Aim of the exercise:
Include the line containing "XAxis, YAxis, CartesianGrid" and all lines before it, repeated exactly from the listing below, without pictures.

Information supplied:
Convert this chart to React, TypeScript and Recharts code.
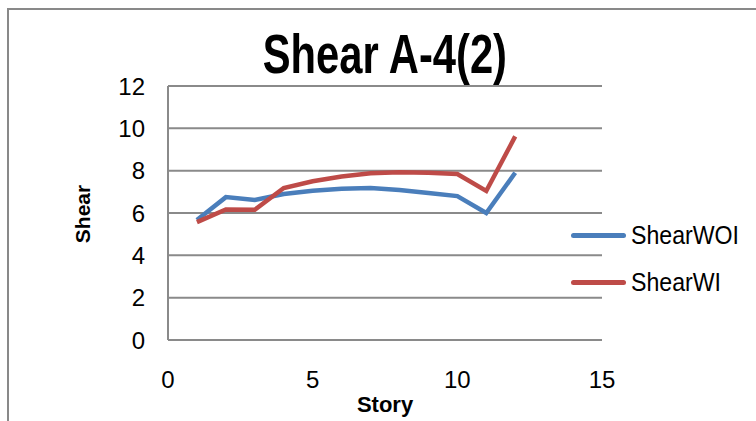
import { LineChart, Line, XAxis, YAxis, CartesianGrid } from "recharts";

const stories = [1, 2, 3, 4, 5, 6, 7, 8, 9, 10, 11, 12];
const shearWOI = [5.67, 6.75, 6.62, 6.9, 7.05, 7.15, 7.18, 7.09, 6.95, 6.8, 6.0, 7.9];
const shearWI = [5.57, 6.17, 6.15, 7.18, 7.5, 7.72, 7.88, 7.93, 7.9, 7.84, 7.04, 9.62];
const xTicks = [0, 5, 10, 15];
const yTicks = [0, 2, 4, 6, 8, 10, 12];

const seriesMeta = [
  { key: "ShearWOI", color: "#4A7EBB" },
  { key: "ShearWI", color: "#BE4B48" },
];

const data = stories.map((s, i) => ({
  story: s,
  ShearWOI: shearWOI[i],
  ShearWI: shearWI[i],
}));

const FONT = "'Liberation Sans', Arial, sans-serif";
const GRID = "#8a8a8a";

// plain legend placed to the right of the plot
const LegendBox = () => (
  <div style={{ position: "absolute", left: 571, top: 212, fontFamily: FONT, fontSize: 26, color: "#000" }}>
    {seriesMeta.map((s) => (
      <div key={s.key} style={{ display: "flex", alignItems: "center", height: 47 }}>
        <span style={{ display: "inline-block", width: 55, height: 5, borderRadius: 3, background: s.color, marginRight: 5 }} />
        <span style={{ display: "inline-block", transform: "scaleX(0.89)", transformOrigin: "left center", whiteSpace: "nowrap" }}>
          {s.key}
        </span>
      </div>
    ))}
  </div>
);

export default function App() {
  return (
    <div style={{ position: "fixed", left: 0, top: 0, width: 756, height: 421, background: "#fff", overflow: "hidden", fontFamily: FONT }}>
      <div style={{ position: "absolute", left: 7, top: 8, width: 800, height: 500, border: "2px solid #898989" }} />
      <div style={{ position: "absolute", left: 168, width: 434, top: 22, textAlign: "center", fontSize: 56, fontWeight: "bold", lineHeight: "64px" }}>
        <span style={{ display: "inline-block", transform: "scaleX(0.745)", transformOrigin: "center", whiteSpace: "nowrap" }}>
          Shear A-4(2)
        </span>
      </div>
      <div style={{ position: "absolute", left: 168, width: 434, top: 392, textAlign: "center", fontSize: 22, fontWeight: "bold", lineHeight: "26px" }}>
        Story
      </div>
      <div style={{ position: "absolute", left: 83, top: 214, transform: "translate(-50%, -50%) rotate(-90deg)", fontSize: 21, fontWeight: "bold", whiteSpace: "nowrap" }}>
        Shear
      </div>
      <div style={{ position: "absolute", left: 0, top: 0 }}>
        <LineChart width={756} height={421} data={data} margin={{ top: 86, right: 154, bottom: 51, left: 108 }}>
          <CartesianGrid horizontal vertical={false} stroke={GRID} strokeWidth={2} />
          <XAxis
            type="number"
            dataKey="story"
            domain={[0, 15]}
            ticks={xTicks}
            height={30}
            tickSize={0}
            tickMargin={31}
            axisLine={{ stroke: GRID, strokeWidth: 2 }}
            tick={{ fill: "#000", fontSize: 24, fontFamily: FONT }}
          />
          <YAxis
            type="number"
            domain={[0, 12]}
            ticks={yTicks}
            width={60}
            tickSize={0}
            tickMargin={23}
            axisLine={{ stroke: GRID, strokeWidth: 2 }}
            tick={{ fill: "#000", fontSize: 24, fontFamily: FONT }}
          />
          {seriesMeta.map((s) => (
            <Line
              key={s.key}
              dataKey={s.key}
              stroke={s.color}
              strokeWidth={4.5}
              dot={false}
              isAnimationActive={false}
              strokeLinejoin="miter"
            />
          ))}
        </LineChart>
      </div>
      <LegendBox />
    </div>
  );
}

Result of this task:
Convert this chart to React, TypeScript and Recharts code.
import { LineChart, Line, XAxis, YAxis, CartesianGrid } from "recharts";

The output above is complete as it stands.